'Vote for Taj campaign a gimmick'
The credibility of the much-hyped campaign to vote the Taj Mahal as one of the world's new seven wonders is now in question.india Updated: Jun 24, 2007 12:44 IST
The credibility of the much-hyped campaign to vote the Taj Mahal as one of the world's new seven wonders is now in question.
"The New 7 Wonders of the World" campaign has been launched by the owner of a Swiss website. "The whole campaign is a media hoax," says Surendra Sharma, president of the Braj Mandal Heritage Conservation Society here. "How can the whole government machinery be used to hype a campaign launched by a private entrepreneur?"
Sudhir Kumar, the Agra chief of the Indian government's tourism department, admitted that the campaign was a private one and those supporting it were doing so in their private capacity.
"The campaign is not backed by any government agency, though we feel it is good and in the interest of the tourism industry as a whole to promote the Taj Mahal," Kumar told IANS.
K Mishra, a senior official in the Uttar Pradesh tourism department, said his office had nothing to do with the campaign.
KK Sharma of the Archaeological Survey of India (ASI) here described the campaign as "economic exploitation of the sentiments of the Indian people. No two monuments are alike and they should not be compared.
"It is an injustice to the status and dignity of the Taj Mahal."
But the ASI has circulated banners and pamphlets appealing to people to vote for the Taj though this initiative has reportedly been taken by its Bhopal circle.
The tourism industry has been promoting the campaign in its own interest. Several government agencies and voluntary groups have also got involved.
District Magistrate Mukesh Meshram headed a procession this week to mobilise votes for the Taj.

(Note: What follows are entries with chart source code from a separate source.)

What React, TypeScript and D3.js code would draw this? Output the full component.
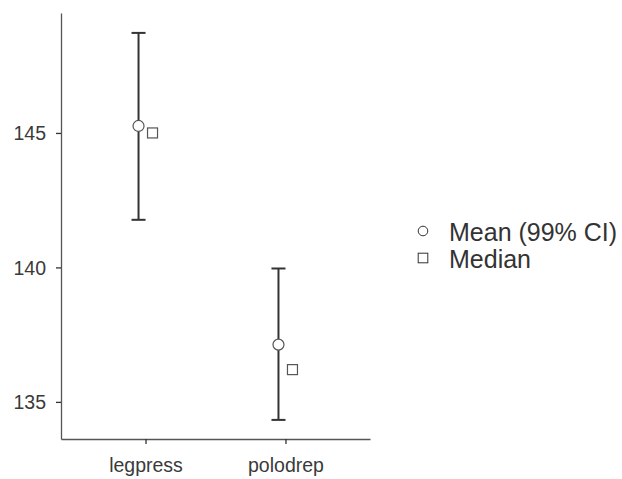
import React, { useEffect, useRef } from 'react';
import * as d3 from 'd3';

const categories = ['legpress', 'polodrep'];
const means = [145.26, 137.13];
const medians = [145.0, 136.2];
const ciLower = [141.77, 134.33];
const ciUpper = [148.72, 139.96];
const yTicks = [135, 140, 145];
const legendLabels = ['Mean (99% CI)', 'Median'];

const App = () => {
  const svgRef = useRef<SVGSVGElement>(null);

  useEffect(() => {
    const width = 622;
    const height = 479;
    const margin = { top: 13, right: 252, bottom: 40, left: 61 };
    const font = 'Arial, "Liberation Sans", sans-serif';

    const svg = d3.select(svgRef.current);
    svg.selectAll('*').remove();
    svg.attr('width', width).attr('height', height);

    const x = d3.scalePoint()
      .domain(categories)
      .range([margin.left, width - margin.right])
      .padding(0.604);

    const y = d3.scaleLinear()
      .domain([133.62, 149.46])
      .range([height - margin.bottom, margin.top]);

    // y axis
    const yAxis = svg.append('g')
      .attr('transform', `translate(${margin.left},0)`)
      .call(d3.axisLeft(y).tickValues(yTicks).tickSize(5).tickPadding(10).tickSizeOuter(0));
    yAxis.select('.domain').attr('stroke', '#555').attr('stroke-width', 1.3);
    yAxis.selectAll('.tick line').attr('stroke', '#333').attr('stroke-width', 1.3);
    yAxis.selectAll('.tick text')
      .attr('fill', '#3a3a3a')
      .attr('dy', '0.36em')
      .style('font-family', font)
      .style('font-size', '19.5px');

    // x axis
    const xAxis = svg.append('g')
      .attr('transform', `translate(0,${height - margin.bottom})`)
      .call(d3.axisBottom(x).tickSize(5).tickPadding(14).tickSizeOuter(0));
    xAxis.select('.domain').attr('stroke', '#555').attr('stroke-width', 1.3);
    xAxis.selectAll('.tick line').attr('stroke', '#333').attr('stroke-width', 1.3);
    xAxis.selectAll('.tick text')
      .attr('fill', '#3a3a3a')
      .style('font-family', font)
      .style('font-size', '19.5px');

    const data = categories.map((c, i) => ({
      c, mean: means[i], median: medians[i], lo: ciLower[i], hi: ciUpper[i],
    }));

    const offset = 7;
    const capHalf = 7;

    // error bars
    const bars = svg.append('g').selectAll('g').data(data).join('g');
    bars.append('line')
      .attr('x1', d => x(d.c)! - offset)
      .attr('x2', d => x(d.c)! - offset)
      .attr('y1', d => y(d.lo))
      .attr('y2', d => y(d.hi))
      .attr('stroke', '#333')
      .attr('stroke-width', 2);
    [(d: any) => d.lo, (d: any) => d.hi].forEach(acc => {
      bars.append('line')
        .attr('x1', d => x(d.c)! - offset - capHalf)
        .attr('x2', d => x(d.c)! - offset + capHalf)
        .attr('y1', d => y(acc(d)))
        .attr('y2', d => y(acc(d)))
        .attr('stroke', '#333')
        .attr('stroke-width', 2);
    });

    // means
    svg.append('g').selectAll('circle').data(data).join('circle')
      .attr('cx', d => x(d.c)! - offset)
      .attr('cy', d => y(d.mean))
      .attr('r', 5.5)
      .attr('fill', 'white')
      .attr('stroke', '#555')
      .attr('stroke-width', 1.2);

    // medians
    svg.append('g').selectAll('rect').data(data).join('rect')
      .attr('x', d => x(d.c)! + offset - 5)
      .attr('y', d => y(d.median) - 5)
      .attr('width', 10)
      .attr('height', 10)
      .attr('fill', 'white')
      .attr('stroke', '#555')
      .attr('stroke-width', 1.2);

    // legend
    const legend = svg.append('g').attr('transform', 'translate(423,231)');
    legend.append('circle')
      .attr('cx', 0).attr('cy', 0).attr('r', 4.8)
      .attr('fill', 'white').attr('stroke', '#333').attr('stroke-width', 1);
    legend.append('rect')
      .attr('x', -4.8).attr('y', 22.2).attr('width', 9.6).attr('height', 9.6)
      .attr('fill', 'white').attr('stroke', '#333').attr('stroke-width', 1);
    legend.selectAll('text').data(legendLabels).join('text')
      .attr('x', 26)
      .attr('y', (d, i) => i * 27 + 10)
      .attr('fill', '#333')
      .style('font-family', font)
      .style('font-size', '25px')
      .text(d => d);
  }, []);

  return <svg ref={svgRef} style={{ position: 'absolute', left: 0, top: 0 }}></svg>;
};

export default App;
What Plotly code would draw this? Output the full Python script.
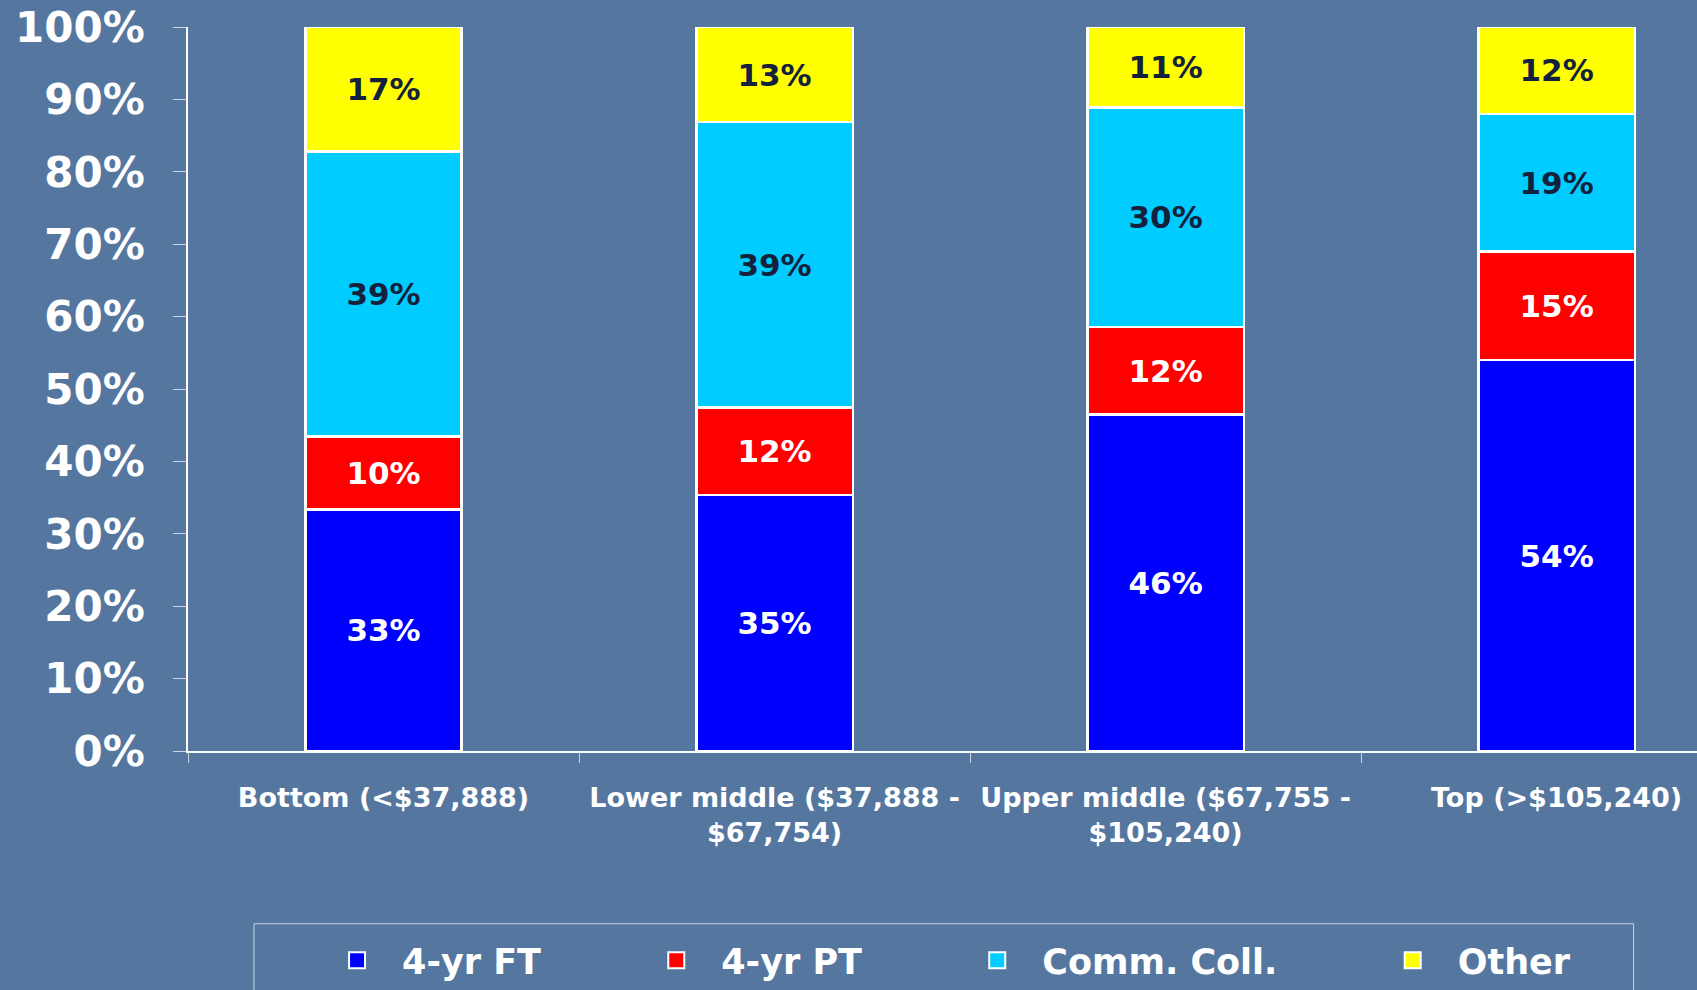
import plotly.graph_objects as go

# income groups (x categories) and share of enrolment by sector, in %
categories = [
    "Bottom (<$37,888)",
    "Lower middle ($37,888 -<br>$67,754)",
    "Upper middle ($67,755 -<br>$105,240)",
    "Top (>$105,240)",
]
four_yr_ft = [33, 35, 46, 54]
four_yr_pt = [10, 12, 12, 15]
comm_coll = [39, 39, 30, 19]
other = [17, 13, 11, 12]

series = [
    ("4-yr FT", four_yr_ft, "#0000FF", "white"),
    ("4-yr PT", four_yr_pt, "#FF0000", "white"),
    ("Comm. Coll.", comm_coll, "#00CCFF", "#14213d"),
    ("Other", other, "#FFFF00", "#14213d"),
]

BG = "#55779F"
FONT = "DejaVu Sans"
PAD = "\u00a0" * 7  # spacing between legend entries

fig = go.Figure()

for name, vals, color, txt_color in series:
    fig.add_trace(go.Bar(
        x=categories,
        y=vals,
        name=name,
        marker=dict(color=color, line=dict(color="white", width=2.5)),
        width=0.4,
        texttemplate="%{y:.0f}%",
        textposition="inside",
        insidetextanchor="middle",
        constraintext="none",
        textfont=dict(family=FONT, size=31, color=txt_color, weight="bold"),
        showlegend=False,
    ))

# legend entries with bigger square swatches
for i, (name, vals, color, txt_color) in enumerate(series):
    fig.add_trace(go.Scatter(
        x=[None], y=[None],
        mode="markers",
        name=name + (PAD if i < len(series) - 1 else ""),
        marker=dict(symbol="square", size=20, color=color,
                    line=dict(color="white", width=2)),
    ))

# frame around the legend
fig.add_shape(
    type="rect", xref="paper", yref="paper",
    x0=0.0437, x1=0.958, y0=-0.2386, y1=-0.40,
    line=dict(color="#c9d3e0", width=1),
    fillcolor="rgba(0,0,0,0)",
)

fig.update_layout(
    barmode="stack",
    barnorm="percent",
    width=1697,
    height=990,
    margin=dict(l=188, r=0, t=27, b=238),
    paper_bgcolor=BG,
    plot_bgcolor=BG,
    font=dict(family=FONT, color="white"),
    legend=dict(
        orientation="h",
        x=0.0822, xanchor="left",
        y=-0.248, yanchor="top",
        borderwidth=0,
        bgcolor="rgba(0,0,0,0)",
        font=dict(family=FONT, size=35, color="white", weight="bold"),
        itemwidth=80,
        itemsizing="trace",
        traceorder="normal",
    ),
)

fig.update_xaxes(
    range=[-0.5, 3.359],
    showline=True, linecolor="white", linewidth=1.5,
    ticks="outside", tickson="boundaries", ticklen=10,
    tickcolor="rgba(255,255,255,0.7)",
    ticklabelstandoff=22,
    tickfont=dict(family=FONT, size=27, color="white", weight="bold"),
    showgrid=False,
)
fig.update_yaxes(
    range=[0, 100], dtick=10, ticksuffix="%",
    showline=True, linecolor="white", linewidth=1.5,
    ticks="outside", ticklen=13, tickcolor="rgba(255,255,255,0.7)",
    ticklabelstandoff=20,
    tickfont=dict(family=FONT, size=42, color="white", weight="bold"),
    showgrid=False, zeroline=False,
)

fig.write_html(
    "out.html",
    config={"displayModeBar": False},
    post_script="document.body.style.margin='0';",
)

Mughal historian R Nath says the whole campaign is uncalled for. "The Taj is already a taj (crown). It needs no certification from any authority."
The people on the street here do not know who has promoted the campaign, but think it is the government. One hotelier said: "We thought it must be a government-supported campaign since the district authorities were taking so much interest."
Unesco, which runs the World Heritage Programme, has denied that it has anything to do with this campaign.